Jammys Records Biography & Music Discography

Riddimz Kalacta X King Dem - Dancehall History 2025 Freestyle

Jammys Records is the production imprint built around King Jammy, one of the most important figures in Jamaican music. Closely identified with the Waterhouse sound-system tradition, the Jammys name is tied to the shift from roots reggae into digital dancehall, and to the studio culture that helped define both eras. Jammy first made his mark as a sharp engineer and producer in the late 1970s, working with artists such as Black Uhuru before pushing Jamaican music into a new technological age in the mid-1980s. His breakthrough came with Wayne Smith’s “Under Mi Sleng Teng,” a landmark release that helped usher in the digital dancehall era and changed the way producers approached rhythm, programming, and sound. From there, the Jammys catalog became a reliable home for some of the hardest, most recognisable music in reggae and dancehall, with recordings by artists including Tenor Saw, Cocoa Tea, Shabba Ranks, Admiral Bailey, Ninjaman, and Bounty Killer.
What makes Jammys Records distinct is not just the hit-making, but the way its productions bridge eras. The label grew out of Jammy’s instinct for sound system competition, dub experimentation, and disciplined studio craft, and that mix gave the music a lean, powerful character that travelled easily from Jamaican dances to international reggae collections. Through the 1990s, the imprint stayed active and adaptable, issuing new riddims and continuing to shape the language of dancehall while also preserving the authority of its classic catalogue.
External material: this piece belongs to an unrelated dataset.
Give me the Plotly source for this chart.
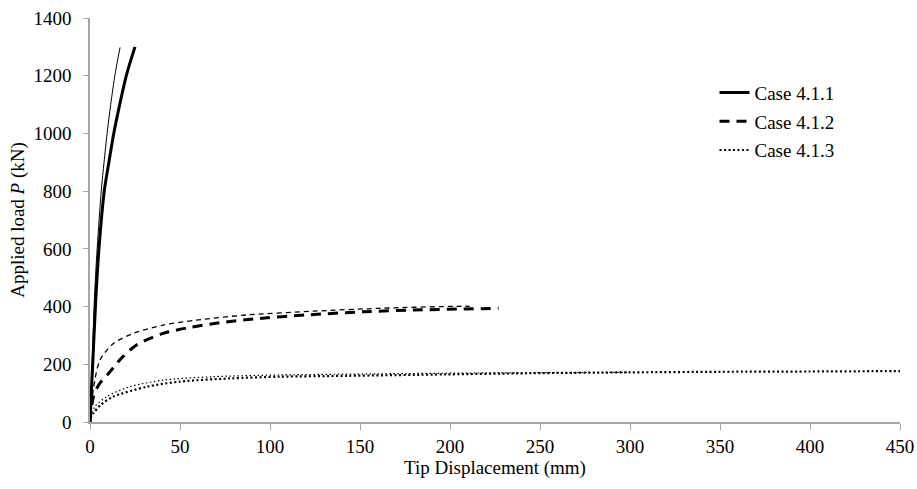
import plotly.graph_objects as go

# Case 4.1.1 (thick = legend series, thin = companion curve)
c1_x = [0, 0.7, 1.5, 3.2, 5.0, 8.0, 10.5, 13.2, 16.5, 20.5, 25.0]
c1_y = [0, 100, 200, 423, 603, 804, 900, 1000, 1100, 1208, 1300]
c1b_x = [0, 1.2, 2.4, 4.0, 6.3, 7.8, 9.5, 11.5, 14.0, 16.7]
c1b_y = [0, 200, 420, 603, 804, 900, 1000, 1100, 1208, 1298]

# Case 4.1.2
c2_x = [0, 1.9, 5.0, 11.1, 18.0, 25.9, 40.7, 55.6, 72.0, 90.7, 120.4, 151.9, 179.6, 227.0]
c2_y = [0, 88, 130, 174, 225, 267, 307, 328, 344, 357, 371, 382, 388, 394]
c2b_x = [0, 2.0, 5.6, 13.0, 24.0, 40.7, 59.0, 87.0, 124.0, 161.0, 203.7, 211.0]
c2b_y = [0, 120, 215, 272, 307, 336, 353, 371, 384, 394, 401, 401]

# Case 4.1.3
c3_x = [0, 1.9, 6.0, 13.0, 31.5, 50.0, 77.8, 105.6, 142.6, 198.0, 244.0, 300.0, 350.0, 400.0, 435.0, 450.0]
c3_y = [15, 30, 60, 88, 122, 140, 151, 157, 160, 165, 169, 172, 174, 175, 176, 176]
c3b_x = [0, 3.0, 9.3, 22.0, 40.7, 68.5, 105.6, 161.0, 220.0, 300.0]
c3b_y = [20, 55, 88, 122, 145, 157, 163, 167, 170, 172]

x_ticks = [0, 50, 100, 150, 200, 250, 300, 350, 400, 450]
y_ticks = [0, 200, 400, 600, 800, 1000, 1200, 1400]

FONT = "Times New Roman, Liberation Serif, serif"
FS = 19

fig = go.Figure()
fig.add_trace(go.Scatter(x=c1b_x, y=c1b_y, mode="lines", showlegend=False,
                         line=dict(color="black", width=1, shape="spline", smoothing=0.8)))
fig.add_trace(go.Scatter(x=c2b_x, y=c2b_y, mode="lines", showlegend=False,
                         line=dict(color="black", width=1.3, dash="5px,4px", shape="spline", smoothing=0.8)))
fig.add_trace(go.Scatter(x=c3b_x, y=c3b_y, mode="lines", showlegend=False,
                         line=dict(color="black", width=1.2, dash="1.5px,2.5px", shape="spline", smoothing=0.8)))
fig.add_trace(go.Scatter(x=c1_x, y=c1_y, mode="lines", name="Case 4.1.1", legendgroup="a",
                         line=dict(color="black", width=3, shape="spline", smoothing=0.8)))
fig.add_trace(go.Scatter(x=c2_x, y=c2_y, mode="lines", name="Case 4.1.2", legendgroup="b",
                         line=dict(color="black", width=3, dash="10px,7px", shape="spline", smoothing=0.8)))
fig.add_trace(go.Scatter(x=c3_x, y=c3_y, mode="lines", name="Case 4.1.3", legendgroup="c",
                         line=dict(color="black", width=2.2, dash="2px,2.5px", shape="spline", smoothing=0.8)))

fig.update_layout(
    template="none",
    width=917, height=489,
    margin=dict(l=90, r=17, t=18, b=67),
    paper_bgcolor="white", plot_bgcolor="white",
    font=dict(family=FONT, size=FS, color="black"),
    legend=dict(x=0.771, y=0.862, xanchor="left", yanchor="top",
                bgcolor="rgba(0,0,0,0)", font=dict(family=FONT, size=FS, color="black"),
                tracegroupgap=1, itemwidth=30),
    xaxis=dict(range=[0, 450], tickvals=x_ticks, showgrid=False, zeroline=False,
               showline=True, linecolor="#a6a6a6", linewidth=1.5,
               ticks="outside", tickcolor="#a6a6a6", ticklen=6, ticklabelstandoff=0,
               title=dict(text="Tip Displacement (mm)", font=dict(family=FONT, size=FS, color="black"), standoff=2),
               tickfont=dict(family=FONT, size=FS, color="black")),
    yaxis=dict(range=[0, 1400], tickvals=y_ticks, showgrid=False, zeroline=False,
               showline=True, linecolor="#a6a6a6", linewidth=1.5,
               ticks="outside", tickcolor="#a6a6a6", ticklen=5, ticklabelstandoff=8,
               title=dict(text="Applied load <i>P</i> (kN)", font=dict(family=FONT, size=FS, color="black"), standoff=4),
               tickfont=dict(family=FONT, size=FS, color="black")),
)

fig.write_html("out.html")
Releases such as Cool And Deadly Riddim and Thank You Father Riddim point to that long arc: a producer-led label still rooted in heavyweight rhythm work, but always tuned to the changing pulse of the genre.
Across decades, Jammys Records has remained one of the clearest signatures of King Jammy’s wider legacy: a label associated with invention, impact, and the kind of production detail that made Jamaican popular music sound modern long before the rest of the world caught up.